You need to use inclusion-exclusion:
- Start with all $9\cdot {10}^{7}$ numbers with exactly $8$ digits.
- Remove all $8\cdot {9}^{7}$ numbers not containing $5$.
- Remove all $8\cdot {9}^{7}$ numbers not containing $6$.
- Numbers containing neither $5$ nor $6$ were removed twice, so we add them once to compensate: $7\cdot {8}^{7}$.
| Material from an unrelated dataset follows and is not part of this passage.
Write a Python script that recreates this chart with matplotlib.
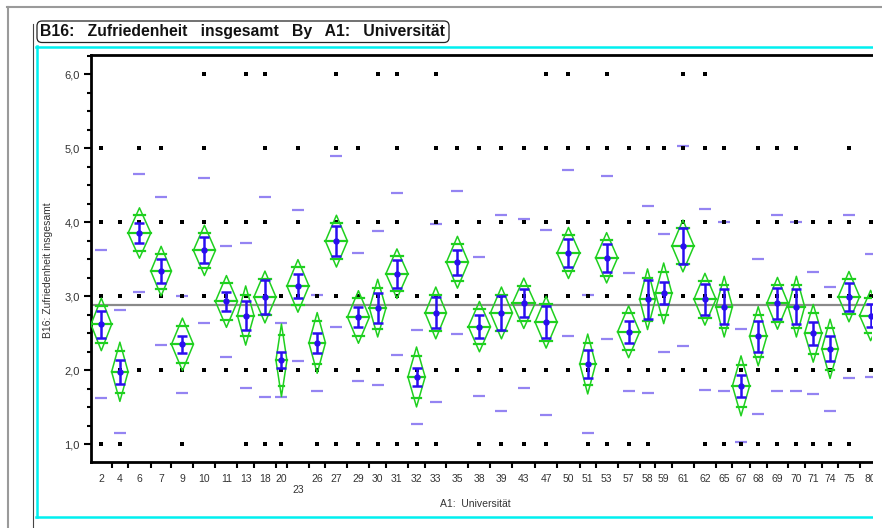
"""
JMP-style oneway plot: B16 Zufriedenheit insgesamt by A1 Universität.
"""

import numpy as np
import matplotlib.pyplot as plt
import matplotlib.patches as mpatches
from matplotlib.lines import Line2D
from matplotlib.transforms import IdentityTransform
from matplotlib.ticker import MultipleLocator, FixedLocator

plt.rcParams["font.family"] = ["Liberation Sans", "DejaVu Sans"]

# ── Data ─────────────────────────────────────────────────────────────────────

universities = ["2", "4", "6", "7", "9", "10", "11", "13", "18", "20",
                "23", "26", "27", "29", "30", "31", "32", "33", "35", "38",
                "39", "43", "47", "50", "51", "53", "57", "58", "59", "61",
                "62", "65", "67", "68", "69", "70", "71", "74", "75", "80"]

group_n = [30, 24, 33, 30, 32, 32, 32, 24, 32, 16,
           32, 24, 32, 32, 24, 32, 25, 31, 32, 32,
           32, 33, 32, 33, 23, 32, 32, 23, 24, 32,
           32, 24, 25, 25, 31, 24, 25, 24, 31, 32]

means = [2.62, 1.98, 3.855, 3.34, 2.35, 3.62, 2.93, 2.74, 2.99, 2.135,
         3.14, 2.37, 3.745, 2.72, 2.84, 3.305, 1.91, 2.775, 3.46, 2.59,
         2.775, 2.905, 2.65, 3.585, 2.085, 3.52, 2.52, 2.96, 3.04, 3.68,
         2.96, 2.86, 1.79, 2.46, 2.905, 2.86, 2.50, 2.29, 2.995, 2.74]

# half height of the 95% mean diamonds
ci_half = [0.355, 0.40, 0.34, 0.335, 0.355, 0.34, 0.35, 0.40, 0.35, 0.49,
           0.355, 0.41, 0.35, 0.355, 0.39, 0.335, 0.405, 0.35, 0.35, 0.34,
           0.35, 0.34, 0.35, 0.345, 0.405, 0.34, 0.35, 0.41, 0.41, 0.35,
           0.35, 0.41, 0.405, 0.40, 0.35, 0.41, 0.39, 0.40, 0.34, 0.34]

# mean error bars (std error)
se_half = [0.18, 0.16, 0.14, 0.16, 0.115, 0.175, 0.13, 0.19, 0.23, 0.11,
           0.165, 0.13, 0.205, 0.13, 0.20, 0.19, 0.12, 0.21, 0.17, 0.16,
           0.23, 0.19, 0.22, 0.19, 0.19, 0.19, 0.145, 0.265, 0.15, 0.245,
           0.21, 0.24, 0.15, 0.21, 0.21, 0.24, 0.155, 0.17, 0.19, 0.15]

std_dev = [1.0, 0.83, 0.795, 1.0, 0.66, 0.975, 0.75, 0.985, 1.345, 0.50,
           1.02, 0.645, 1.155, 0.865, 1.045, 1.095, 0.64, 1.205, 0.965, 0.94,
           1.32, 1.14, 1.25, 1.12, 0.93, 1.10, 0.80, 1.26, 0.795, 1.345,
           1.22, 1.14, 0.765, 1.045, 1.19, 1.14, 0.825, 0.84, 1.105, 0.835]

# answer levels present in each group
responses = [[1, 3, 4, 5], [1, 2, 3, 4], [2, 3, 4, 5], [2, 3, 4, 5],
             [1, 2, 3, 4], [2, 3, 4, 5, 6], [2, 3, 4], [1, 2, 3, 4, 6],
             [1, 2, 3, 4, 5, 6], [1, 2, 3], [2, 3, 4, 5], [1, 2, 3],
             [1, 2, 3, 4, 5, 6], [1, 2, 3, 4, 5], [1, 2, 3, 4, 6],
             [1, 2, 3, 4, 5, 6], [1, 2, 3], [1, 2, 3, 4, 5, 6], [2, 3, 4, 5],
             [1, 2, 3, 4, 5], [1, 2, 3, 4, 5], [1, 2, 3, 4, 5],
             [1, 2, 3, 4, 5, 6], [2, 3, 4, 5, 6], [1, 2, 3, 4, 5],
             [1, 2, 3, 4, 5, 6], [1, 2, 3, 4, 5], [1, 2, 3, 4, 5], [2, 3, 4, 5],
             [2, 3, 4, 5, 6], [1, 2, 3, 4, 5, 6], [1, 2, 3, 4, 5], [1, 2, 3],
             [1, 2, 3, 4, 5], [1, 2, 3, 4, 5], [1, 2, 3, 4, 5], [1, 2, 3, 4],
             [1, 2, 3, 4], [1, 2, 3, 4, 5], [2, 3, 4]]

grand_mean = 2.886

y_ticks = [1, 2, 3, 4, 5, 6]
y_ticklabels = ["1,0", "2,0", "3,0", "4,0", "5,0", "6,0"]

# ── Colours ──────────────────────────────────────────────────────────────────

GREEN    = "#1fd01f"
BLUE     = "#2a0ef0"
LAVENDER = "#9484f2"
CYAN     = "#00f0f0"
GRAY     = "#8a8a8a"
TEXT     = "#333333"

# ── Figure ───────────────────────────────────────────────────────────────────

W, H = 882, 528


def fx(px):
    return px / W


def fy(py):
    return 1 - py / H


fig = plt.figure(figsize=(W / 100, H / 100), dpi=100)
fig.patch.set_facecolor("white")
ax = fig.add_axes([fx(91), fy(462), fx(872) - fx(91), fy(55) - fy(462)])

edges = np.concatenate([[0], np.cumsum(group_n)])
centers = (edges[:-1] + edges[1:]) / 2
m = np.array(means)

# std dev lines
ax.plot(centers, m + np.array(std_dev), ls="none", marker="_", ms=8,
        mew=1.6, color=LAVENDER, zorder=2)
ax.plot(centers, m - np.array(std_dev), ls="none", marker="_", ms=8,
        mew=1.6, color=LAVENDER, zorder=2)

# raw responses
for c, lv in zip(centers, responses):
    ax.plot([c] * len(lv), lv, ls="none", marker="s", ms=2.4, mew=0,
            color="black", zorder=3)

# grand mean
ax.axhline(grand_mean, color=GRAY, lw=1.6, zorder=1.5)

# mean diamonds
for x0, x1, mu, ci in zip(edges[:-1], edges[1:], means, ci_half):
    xc = (x0 + x1) / 2
    w = x1 - x0
    ax.plot([x0, xc, x1, xc, x0], [mu, mu + ci, mu, mu - ci, mu],
            color=GREEN, lw=1.1, zorder=4)
    ax.plot([x0, x1], [mu, mu], color=GREEN, lw=1.6, zorder=4)
    ov = ci / np.sqrt(2)
    for yy in (mu + ov, mu - ov):
        ax.plot([xc - w * 0.26, xc + w * 0.26], [yy, yy],
                color=GREEN, lw=1.6, zorder=4)

# mean error bars
ax.errorbar(centers, means, yerr=se_half, fmt="none", ecolor=BLUE,
            elinewidth=1.8, capsize=3.5, capthick=1.8, zorder=5)
ax.plot(centers, means, ls="none", marker="o", ms=4.6, mew=0,
        color=BLUE, zorder=6)

ax.set_xlim(0, 1136)
ax.set_ylim(0.761, 6.26)

# axes styling
for side in ("left", "top", "bottom"):
    ax.spines[side].set_linewidth(2.0)
    ax.spines[side].set_color("black")
ax.spines["right"].set_visible(False)

ax.yaxis.set_major_locator(FixedLocator(y_ticks))
ax.set_yticklabels(y_ticklabels, fontsize=8, color=TEXT)
ax.yaxis.set_minor_locator(MultipleLocator(0.25))
ax.tick_params(axis="y", which="major", length=5, width=1.5, pad=3)
ax.tick_params(axis="y", which="minor", length=3, width=1.5)

ax.xaxis.set_major_locator(FixedLocator(edges[1:-1]))
ax.xaxis.set_major_formatter(plt.NullFormatter())
ax.xaxis.set_minor_locator(FixedLocator(centers))
ax.set_xticklabels(["\n" + u if u == "23" else u for u in universities],
                   minor=True, fontsize=7.5, color=TEXT)
ax.tick_params(axis="x", which="major", length=4.5, width=1.5)
ax.tick_params(axis="x", which="minor", length=0, pad=8.5)

fig.text(fx(48), fy(270), "B16: Zufriedenheit insgesamt", rotation=90,
         ha="center", va="center", fontsize=7.5, color=TEXT)
fig.text(fx(475), fy(504), "A1:  Universität", ha="center", va="center",
         fontsize=7.5, color=TEXT)

# ── Report frame ─────────────────────────────────────────────────────────────

ident = IdentityTransform()


def frame_line(xs, ys, color, lw):
    fig.add_artist(Line2D(xs, [H - y for y in ys], color=color, lw=lw,
                          transform=ident))


# hide what runs past the report's right edge
fig.add_artist(mpatches.Rectangle((873, H - 520), 9, 480, facecolor="white",
                                  edgecolor="none", transform=ident,
                                  zorder=10))

frame_line([7, 882], [6.5, 6.5], "#9a9a9a", 1.5)
frame_line([7.5, 7.5], [6.5, 528], "#9a9a9a", 1.5)
frame_line([33, 33], [24, 528], "#444444", 0.8)
frame_line([36, 872], [46.5, 46.5], CYAN, 1.8)
frame_line([36.5, 36.5], [46, 517], CYAN, 1.8)
frame_line([36, 872], [517, 517], CYAN, 1.8)

title_box = mpatches.FancyBboxPatch(
    (37, H - 42.5), 412, 21.5,
    boxstyle="round,pad=0,rounding_size=5",
    facecolor="white", edgecolor="#222222", linewidth=0.9,
    transform=ident)
fig.add_artist(title_box)
fig.text(fx(40), fy(31.5),
         "B16:   Zufriedenheit   insgesamt   By   A1:   Universität",
         fontsize=11.3, fontweight="bold", va="center", color="#111111")

fig.savefig("out.png", dpi=100, facecolor="white")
- In total, the result is $9\cdot {10}^{7}-2\cdot 8\cdot {9}^{7}+7\cdot {8}^{7}.$
Now let's check ourselves by seeing what happens for one-digit numbers and two-digit numbers. For one-digit numbers we get
$9-16+7=0,$
and indeed no single-digit number can contain both 5 and 6. For two-digit numbers we get
$90-144+56=2,$
and the two numbers in question are $56$ and $65$.

Felix Cohen
A different (more complicated) way to solve this is to enumerate on the possible first locations of 5 and 6, calculate explicitly how many numbers there are of this form (easy), and then summing everything up (hard). This is simpler to do if you don't care about "exactly 8 digits" (put otherwise, it's simpler to calculate the number for "up to 8 digits" and then subtract the analogous count for "up to 7 digits").